In an age of rapidly advancing technology and conflicting economic forces, it is important to guard against overuse of medical treatments and interventions, according to Pieter Cohen, M.D. He was this year’s William Goodson Jr. lecturer.
Cohen, an associate professor of medicine at Harvard Medical School, spoke Nov. 3 about “Slow Medicine,” the approach he and others promote at slowmedupdates.com. Cohen described Slow Medicine as thoughtful practice that involves patients, relies on the best evidence available and is “applied to help decrease excessive and potentially harmful interventions.”
Relatively high use of medical resources and procedures does not produce better results in many areas, Cohen said. For example, research indicates that 30 percent of U.S. knee replacement surgeries are not appropriate. That’s 200,000 major surgeries a year that should have been avoided, he said, resulting in 14,000 people needlessly suffering serious complications and side effects.
Similarly, aggressively ordering lots of CT scans and other tests can result in other overtreatments, not to mention increased anxiety and other side effects, he said, especially when tests produce false positive results.
Cohen cited research in 1973 by John Wennberg, M.D., author of “Tracking Medicine,” who identified the two main drivers of medical overuse. One is supply, so that adding physicians, specialists and hospital beds to an area will increase its use of medicine. The other is the style of medical practice prevalent in an area.
When Wennberg did his research, it was rejected by the Journal of the American Medical Association. But Dartmouth University then financed Wennberg’s work and started the Atlas Project, which examined patterns of medical use and resource intensity in the U.S.
According to Cohen, Wennberg’s conclusions have been proven correct, and Slow Medicine “digs deeper into the style issue to figure out what we can do better.” By involving patients, fully looking at options and not quickly reaching for a specific diagnosis and treatment, he said, Slow Medicine can improve care.
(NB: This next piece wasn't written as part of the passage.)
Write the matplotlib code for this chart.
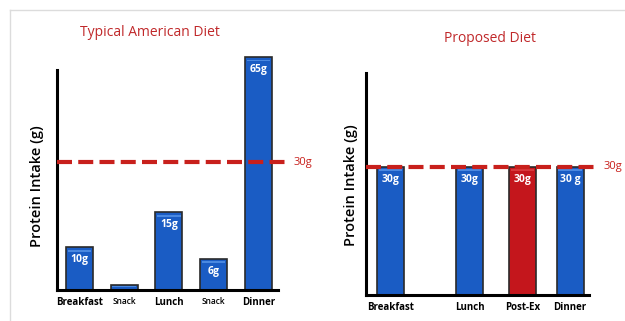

Economic pressures from pharmaceutical companies and medical device makers can promote overuse of some treatments, while cost pressures can curb others than might be beneficial. Slow Medicine tries to put the focus back on what’s best for the patient, which can end up saving money, but for the right reasons. It also keeps physicians from doing things mainly to make themselves feel better, and can prevent extending a treatment that works for some types of patients to others for whom it really wouldn’t be beneficial.
Cohen said Slow Medicine also can take more effort, to fully explain possible risks and rewards of different treatment choices, so that patients have more information and can know that there’s a good case to be made for more than one treatment option. In the end, more thoughtful, appropriate and caring practice can result.
Slow Medicine also is “about letting go of a specific, certain diagnosis” in favor of a more general assessment and then watchful waiting for signs of a particular ailment or for a clearer indication that treatment is needed. The slower approach often provides time for healing without intervention, he said, or provides the data needed to take the best treatment approach possible.
Cohen was the 31st speaker in the William B. Goodson Jr., M.D., Memorial Lectureship, which was established in 1987 by a group of families, patients, colleagues and friends to honor Goodson’s many contributions to medicine.